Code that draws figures
* * * * * * * * *

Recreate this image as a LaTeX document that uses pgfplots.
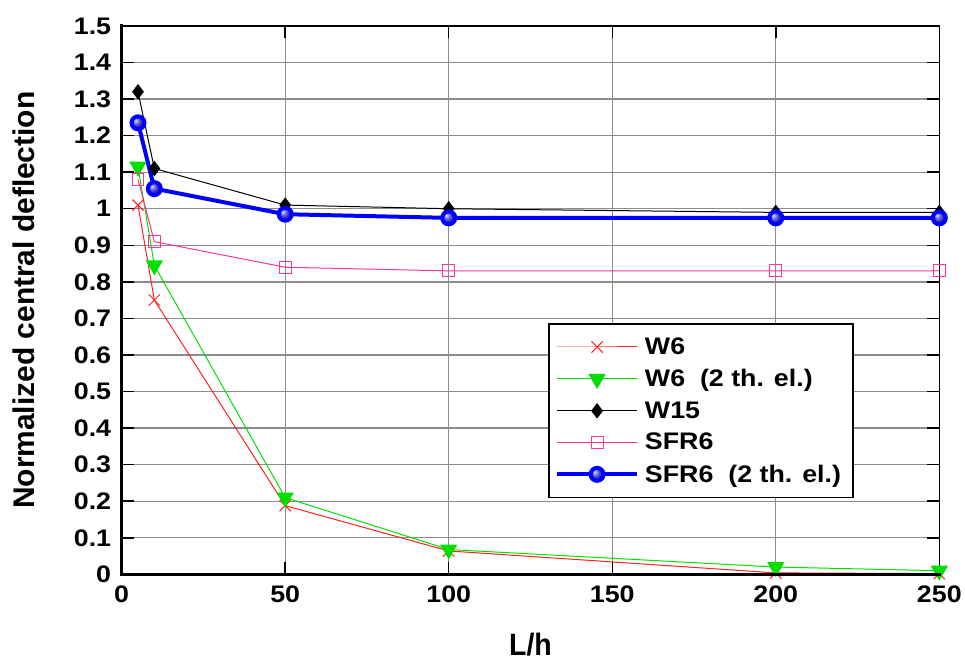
\documentclass[border=0pt]{standalone}
\usepackage{fontspec}
\setmainfont{Liberation Sans}
\newfontfamily\tickfont[FakeStretch=1.12]{Liberation Sans}
\newfontfamily\legfont[FakeStretch=1.12]{Liberation Sans}
\newfontfamily\xlabfont[FakeStretch=0.92]{Liberation Sans}
\usepackage{pgfplots}
\pgfplotsset{compat=1.18}
\definecolor{wred}{HTML}{FF2020}
\definecolor{wgreen}{HTML}{00E000}
\definecolor{spink}{HTML}{FF3399}
\definecolor{sblue}{HTML}{0000FF}
\begin{document}
\begin{tikzpicture}
\begin{axis}[
  scale only axis,
  width=820pt, height=550pt,
  xmin=0, xmax=250, ymin=0, ymax=1.5,
  xtick={0,50,100,150,200,250},
  ytick={0,0.1,0.2,0.3,0.4,0.5,0.6,0.7,0.8,0.9,1,1.1,1.2,1.3,1.4,1.5},
  yticklabels={0,0.1,0.2,0.3,0.4,0.5,0.6,0.7,0.8,0.9,1,1.1,1.2,1.3,1.4,1.5},
  /pgf/number format/assume math mode=true,
  tick align=inside,
  major tick length=12pt,
  tick style={black, line width=1.5pt},
  grid=major,
  major grid style={color=black!45, line width=1.3pt},
  axis line style={black, line width=1.5pt},
  ticklabel style={font=\tickfont\bfseries\fontsize{24}{26}\selectfont},
  yticklabel style={xshift=-7pt},
  xticklabel style={yshift=-8pt},
  xlabel={L/h},
  ylabel={Normalized central deflection},
  xlabel style={font=\xlabfont\bfseries\fontsize{31}{34}\selectfont, at={(axis description cs:0.5,0)}, anchor=north, yshift=-55pt},
  ylabel style={font=\bfseries\fontsize{30}{33}\selectfont, at={(axis description cs:-0.1195,0.5)}, anchor=center},
  legend cell align=left,
  legend style={at={(rel axis cs:0.522,0.458)}, anchor=north west, draw=black, line width=1.5pt,
    font=\legfont\bfseries\fontsize{24}{26}\selectfont, row sep=9.5pt, inner xsep=6pt, inner ysep=12pt,
    nodes={inner xsep=6pt}},
  legend image code/.code={\draw[mark repeat=2,mark phase=2] plot coordinates {(3pt,0pt) (43pt,0pt) (83pt,0pt)};},
]
\addplot[wred, draw=wred, line width=1pt, mark=x, mark size=8pt, mark options={line width=1pt, draw=wred}] coordinates {
 (5,1.01) (10,0.75) (50,0.188) (100,0.064) (200,0.004) (250,0.002)};
\addlegendentry{W6}
\addplot[wgreen, draw=wgreen, line width=1pt, mark=triangle*, mark size=9pt, mark options={rotate=180, fill=wgreen, draw=wgreen}] coordinates {
 (5,1.115) (10,0.845) (50,0.21) (100,0.068) (200,0.02) (250,0.01)};
\addlegendentry{W6\ \ (2 th. el.)}
\addplot[black, draw=black, line width=1pt, mark=diamond*, mark size=7pt, mark options={fill=black}] coordinates {
 (5,1.32) (10,1.11) (50,1.01) (100,1.0) (200,0.99) (250,0.99)};
\addlegendentry{W15}
\addplot[spink, draw=spink, line width=1pt, mark=square, mark size=6pt, mark options={line width=1pt, draw=spink}] coordinates {
 (5,1.08) (10,0.91) (50,0.84) (100,0.83) (200,0.83) (250,0.83)};
\addlegendentry{SFR6}
\addplot[sblue, draw=sblue, line width=4pt, mark=ball, mark size=6.5pt, mark options={ball color=sblue!70!white}] coordinates {
 (5,1.235) (10,1.055) (50,0.985) (100,0.975) (200,0.975) (250,0.975)};
\addlegendentry{SFR6\ \ (2 th. el.)}
\end{axis}
\begin{axis}[
  scale only axis, width=820pt, height=550pt,
  xmin=0, xmax=250, ymin=0, ymax=1.5,
  axis lines=none, ticks=none,
  clip=false,
]
\addplot[draw=none] coordinates {(0,0)};
\draw[black, line width=3pt, line cap=rect] (rel axis cs:0,1) -- (rel axis cs:0,0) -- (rel axis cs:1,0);
\path (rel axis cs:-0.14878,-0.15636) rectangle (rel axis cs:1.02805,1.04727);
\end{axis}
\end{tikzpicture}
\end{document}
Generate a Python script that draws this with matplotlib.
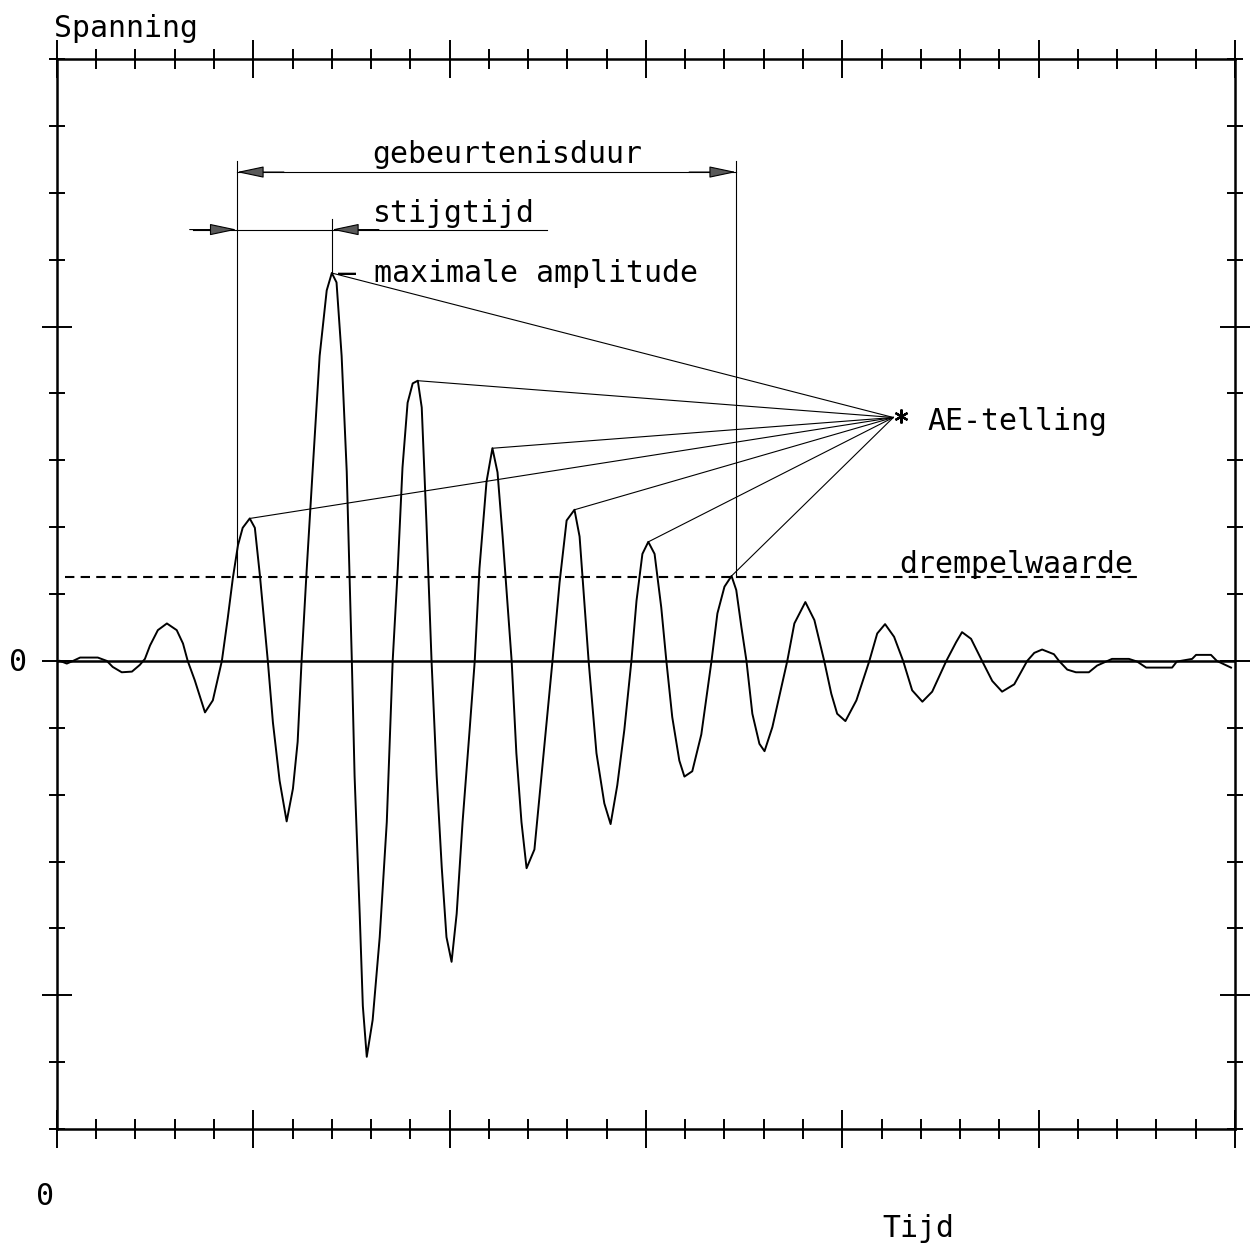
#!/usr/bin/env python3
"""Redraw the acoustic emission burst sketch (AE-telling, drempelwaarde, ...)."""

from __future__ import annotations

import matplotlib

matplotlib.use("Agg")
import matplotlib.pyplot as plt
from matplotlib.ticker import MultipleLocator

# Waveform, in grid divisions (x: 0..30, y: -7..9)
time_div = [
    0.08, 0.25, 0.41, 0.59, 1.04, 1.27, 1.42, 1.65, 1.91, 2.11,
    2.24, 2.37, 2.57, 2.80, 3.05, 3.21, 3.33, 3.51, 3.77, 3.97,
    4.20, 4.35, 4.48, 4.61, 4.73, 4.91, 5.04, 5.17, 5.37, 5.50,
    5.67, 5.85, 6.01, 6.13, 6.23, 6.36, 6.51, 6.69, 6.87, 7.00,
    7.12, 7.25, 7.38, 7.51, 7.58, 7.71, 7.79, 7.89, 8.04, 8.22,
    8.40, 8.55, 8.68, 8.80, 8.93, 9.06, 9.19, 9.29, 9.41, 9.54,
    9.67, 9.80, 9.92, 10.05, 10.18, 10.33, 10.51, 10.64, 10.76, 10.94,
    11.09, 11.22, 11.35, 11.58, 11.70, 11.83, 11.96, 12.16, 12.34, 12.62,
    12.80, 12.98, 13.18, 13.31, 13.54, 13.74, 13.94, 14.10, 14.27, 14.45,
    14.63, 14.76, 14.91, 15.06, 15.22, 15.39, 15.52, 15.67, 15.85, 15.98,
    16.18, 16.41, 16.67, 16.82, 17.00, 17.18, 17.30, 17.43, 17.56, 17.71,
    17.89, 18.02, 18.22, 18.45, 18.60, 18.78, 19.06, 19.29, 19.54, 19.72,
    19.87, 20.08, 20.36, 20.69, 20.89, 21.09, 21.32, 21.55, 21.78, 22.04,
    22.29, 22.65, 22.90, 23.05, 23.28, 23.56, 23.82, 24.07, 24.38, 24.71,
    24.89, 25.09, 25.39, 25.52, 25.73, 25.95, 26.28, 26.49, 26.87, 27.30,
    27.51, 27.74, 28.40, 28.52, 28.91, 29.01, 29.39, 29.54, 29.90,
]
voltage_div = [
    0.00, -0.04, 0.00, 0.05, 0.05, 0.00, -0.09, -0.17, -0.16, -0.06,
    0.03, 0.23, 0.46, 0.56, 0.46, 0.26, 0.00, -0.29, -0.77, -0.59,
    0.00, 0.64, 1.24, 1.73, 1.99, 2.13, 1.99, 1.27, 0.00, -0.92,
    -1.79, -2.40, -1.91, -1.21, 0.00, 1.36, 2.83, 4.56, 5.54, 5.80,
    5.66, 4.56, 2.83, 0.00, -1.72, -3.78, -5.16, -5.92, -5.37, -4.13,
    -2.41, 0.00, 1.38, 2.89, 3.86, 4.15, 4.19, 3.79, 2.07, 0.00,
    -1.72, -3.09, -4.13, -4.50, -3.78, -2.41, -1.03, 0.00, 1.38, 2.68,
    3.18, 2.82, 1.86, 0.00, -1.38, -2.41, -3.10, -2.82, -1.72, 0.00,
    1.17, 2.10, 2.26, 1.86, 0.00, -1.38, -2.13, -2.44, -1.86, -1.03,
    0.00, 0.90, 1.60, 1.78, 1.60, 0.80, 0.00, -0.84, -1.49, -1.73,
    -1.65, -1.10, 0.00, 0.71, 1.11, 1.27, 1.06, 0.51, 0.00, -0.79,
    -1.24, -1.35, -0.99, -0.39, 0.00, 0.56, 0.88, 0.61, 0.00, -0.49,
    -0.79, -0.90, -0.59, 0.00, 0.41, 0.55, 0.36, 0.00, -0.44, -0.61,
    -0.46, 0.00, 0.28, 0.43, 0.33, 0.00, -0.30, -0.46, -0.35, 0.00,
    0.12, 0.17, 0.10, 0.00, -0.13, -0.17, -0.17, -0.07, 0.03, 0.03,
    -0.01, -0.10, -0.10, -0.01, 0.03, 0.09, 0.09, 0.00, -0.10,
]

threshold = 1.25
threshold_span = [0.2, 27.55]
event_start = 4.58
event_end = 17.3
ae_point = (21.3, 3.64)

FONT = 21.5


def local_peaks(xs: list[float], ys: list[float], level: float) -> list[tuple[float, float]]:
    peaks = []
    for i in range(1, len(ys) - 1):
        if ys[i] > ys[i - 1] and ys[i] >= ys[i + 1] and ys[i] >= level:
            peaks.append((xs[i], ys[i]))
    return peaks


def head(ax, tip: tuple[float, float], tail: tuple[float, float]) -> None:
    ax.annotate(
        "",
        xy=tip,
        xytext=tail,
        arrowprops=dict(
            arrowstyle="-|>,head_length=0.85,head_width=0.18",
            mutation_scale=20,
            lw=0.8,
            color="black",
            fc="0.35",
            shrinkA=0,
            shrinkB=0,
        ),
    )


def main() -> int:
    plt.rcParams["font.family"] = ["DejaVu Sans Mono"]
    fig = plt.figure(figsize=(12.6, 12.43), dpi=100)
    ax = fig.add_axes([0.0452, 0.0917, 0.9349, 0.8608])
    ax.set_xlim(0, 30)
    ax.set_ylim(-7, 9)

    ax.xaxis.set_major_locator(MultipleLocator(5))
    ax.xaxis.set_minor_locator(MultipleLocator(1))
    ax.yaxis.set_major_locator(MultipleLocator(5))
    ax.yaxis.set_minor_locator(MultipleLocator(1))
    ax.tick_params(which="both", direction="inout", top=True, right=True,
                   labelbottom=False, labelleft=False, width=1.4, color="black")
    ax.tick_params(axis="x", which="major", length=28)
    ax.tick_params(axis="x", which="minor", length=14)
    ax.tick_params(axis="y", which="major", length=21)
    ax.tick_params(axis="y", which="minor", length=11)
    for spine in ax.spines.values():
        spine.set_linewidth(1.8)

    ax.axhline(0, color="black", lw=1.8)
    ax.plot(threshold_span, [threshold, threshold], color="black", lw=1.5,
            linestyle=(0, (4.5, 3.0)))
    ax.plot(time_div, voltage_div, color="black", lw=1.4)

    # lines from every counted peak to the AE-telling star
    for px, py in local_peaks(time_div, voltage_div, threshold):
        ax.plot([px, ae_point[0]], [py, ae_point[1]], color="black", lw=0.8)
    ax.plot([21.5], [3.66], marker=(6, 2, 0), markersize=10, mew=1.6, color="black")

    # event duration and rise time markers
    peak_v = max(voltage_div)
    peak_t = time_div[voltage_div.index(peak_v)]
    ax.plot([event_start, event_start], [7.47, threshold], color="black", lw=0.8)
    ax.plot([event_end, event_end], [7.47, threshold], color="black", lw=0.8)
    ax.plot([peak_t, peak_t], [6.61, peak_v], color="black", lw=0.8)

    ax.plot([event_start, event_end], [7.31, 7.31], color="black", lw=0.8)
    head(ax, (event_start, 7.31), (event_start + 1.2, 7.31))
    head(ax, (event_end, 7.31), (event_end - 1.2, 7.31))

    ax.plot([3.46, 12.49], [6.45, 6.45], color="black", lw=0.8)
    head(ax, (event_start, 6.45), (event_start - 1.2, 6.45))
    head(ax, (peak_t, 6.45), (peak_t + 1.2, 6.45))

    text_kw = dict(fontsize=FONT, va="baseline", ha="left", color="black", clip_on=False)
    ax.text(8.04, 7.44, "gebeurtenisduur", **text_kw)
    ax.text(8.04, 6.57, "stijgtijd", **text_kw)
    ax.text(7.15, 5.67, "\u2013 maximale amplitude", **text_kw)
    ax.text(22.16, 3.45, "AE-telling", **text_kw)
    ax.text(21.45, 1.32, "drempelwaarde", **text_kw)
    ax.text(-0.08, 9.33, "Spanning", **text_kw)
    ax.text(21.02, -8.62, "Tijd", **text_kw)
    ax.text(-0.3, -8.13, "0", **{**text_kw, "ha": "center"})
    ax.text(-0.99, -0.15, "0", **{**text_kw, "ha": "center"})

    fig.savefig("out.png", dpi=100, facecolor="white")
    plt.close(fig)
    return 0


if __name__ == "__main__":
    raise SystemExit(main())
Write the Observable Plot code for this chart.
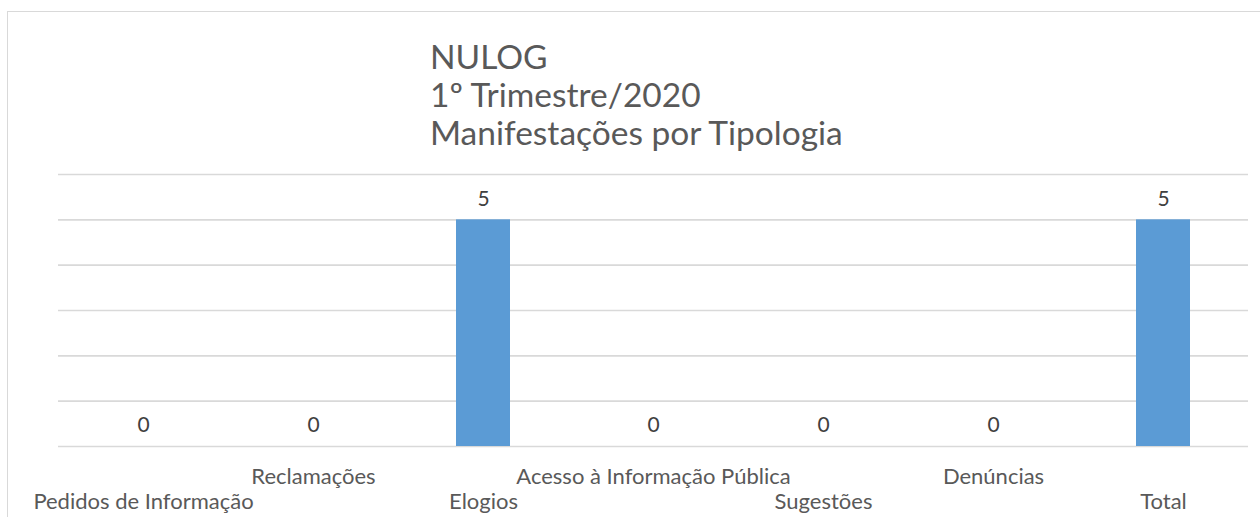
<!DOCTYPE html>
<html><head><meta charset="utf-8">
<script src="https://cdn.jsdelivr.net/npm/d3@7"></script>
<script src="https://cdn.jsdelivr.net/npm/@observablehq/plot@0.6"></script>
<style>
body{margin:0;background:#fff;width:1260px;height:517px;overflow:hidden;position:relative;font-family:Lato,"Open Sans",sans-serif;}
#frame{position:absolute;left:7px;top:11px;width:1400px;height:700px;border:1.5px solid #d9d9d9;box-sizing:border-box;}
#title{position:absolute;left:430px;top:37px;font-size:33.5px;line-height:38px;color:#595959;white-space:nowrap;}
#chart{position:absolute;left:0;top:0;}
</style></head>
<body>
<div id="frame"></div>
<div id="chart"></div>
<div id="title">NULOG<br>1º Trimestre/2020<br>Manifestações por Tipologia</div>
<script>
const categories = ["Pedidos de Informação","Reclamações","Elogios","Acesso à Informação Pública","Sugestões","Denúncias","Total"];
const values = [0,0,5,0,0,0,5];
const gridTicks = [0,1,2,3,4,5,6];

const data = categories.map((c,i)=>({cat:c, value:values[i], row:i%2}));
const chart = Plot.plot({
  width:1260, height:517,
  marginLeft:58, marginRight:12, marginTop:174, marginBottom:71,
  style:{fontFamily:"Lato, 'Open Sans', sans-serif", background:"transparent"},
  x:{domain:categories, paddingInner:0.68, paddingOuter:0.34, axis:null},
  y:{domain:[0,6], axis:null},
  marks:[
    Plot.ruleY(gridTicks, {stroke:"#d9d9d9", strokeWidth:1.6}),
    Plot.barY(data, {x:"cat", y:"value", fill:"#5b9bd5"}),
    Plot.text(data, {x:"cat", y:"value", text:d=>String(d.value), dy:-21, lineAnchor:"middle", fontSize:21, fill:"#404040"}),
    Plot.text(data.filter(d=>d.row===1), {x:"cat", y:0, text:"cat", dy:30, lineAnchor:"middle", fontSize:22, fill:"#595959"}),
    Plot.text(data.filter(d=>d.row===0), {x:"cat", y:0, text:"cat", dy:55, lineAnchor:"middle", fontSize:22, fill:"#595959"})
  ]
});
document.getElementById("chart").appendChild(chart);
</script>
</body></html>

* * * * * * * * *

◆ Exercise
Only the lines from the one with "Generate a Python" down to the one with "from matplotlib.ticker import MultipleLocator" belong in your copy, both ends included; write them out exactly and skip any pictures.

◆ Solution to the problem
Generate a Python script that draws this with matplotlib.
#!/usr/bin/env python3
"""Redraw the acoustic emission burst sketch (AE-telling, drempelwaarde, ...)."""

from __future__ import annotations

import matplotlib

matplotlib.use("Agg")
import matplotlib.pyplot as plt
from matplotlib.ticker import MultipleLocator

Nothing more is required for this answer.